In the past year or so, spurred by inquiries from curious audience members, Uttal and his longtime friend and percussionist Geoffrey Gordon have been conducting chanting workshops. "We decided to try setting up a situation where I could teach the different chants to people and we could sing them together for long periods of time--two or three hours--the way people actually do in the temples in India." Workshop participants have numbered from 20 up to 35 or so, and Uttal encourages them to let go of their concerns about that they sound like and just dive into the experience. "It still feels sort of experimental," he says of leading the workshops, "and I have somewhat mixed feelings about it because to some extent that practice is private for me."

The other vital force that directs Uttal's writing is the ensemble chemistry of his working band, the Pagan Love Orchestra. Of the name, he says: "It just sort of came when I was in a funny mood. It isn't literal, and the band is hardly an orchestra. But I think of a pagan as one who is trying to see God in everything and love God in all kinds of forms. I know that's not the dictionary definition, but that's what it means to me personally, which is sort of like more free-thinking Hinduism, with its very open spiritual outlook."

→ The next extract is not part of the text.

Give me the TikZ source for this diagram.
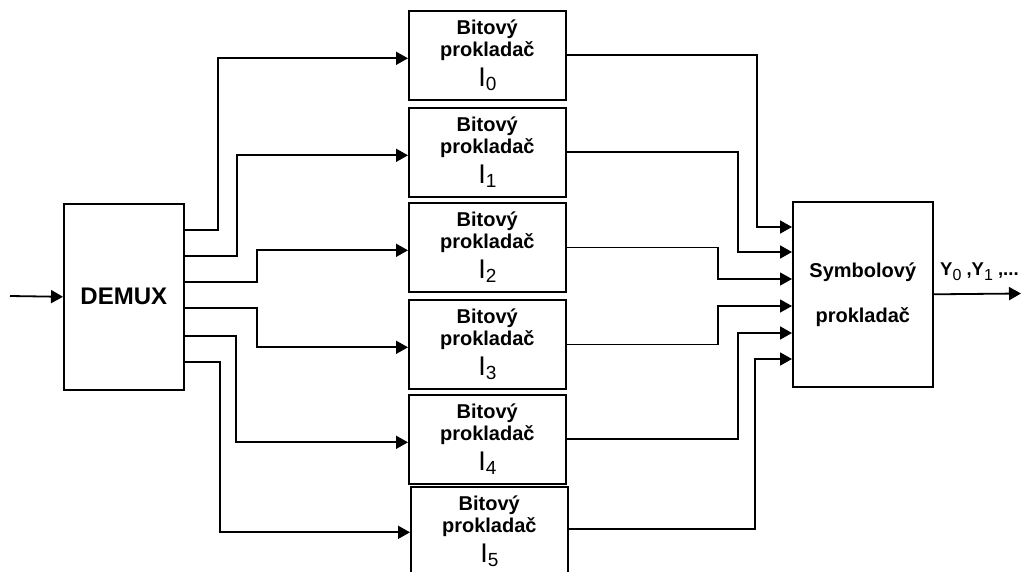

As Uttal's recordings have increasingly assumed an "orchestral" quality, his band's live performances have become much more than mere concerts. "When we're playing the music, I really try to create a space that's something of a different world that also has a spiritual sense to it. I know people think, 'Okay, this is Indian-based, so it's sort of spiritual.' But that's not exactly what I mean. I'm really into Indian musical and devotional expression. I enjoy the fact that we're able to do an Indian kind of music and that people are actually hearing it and liking it in some heartfelt way. But the real thing is that we are playing music from the heart. Whether it's Indian or not, that, to me, is spiritual expression."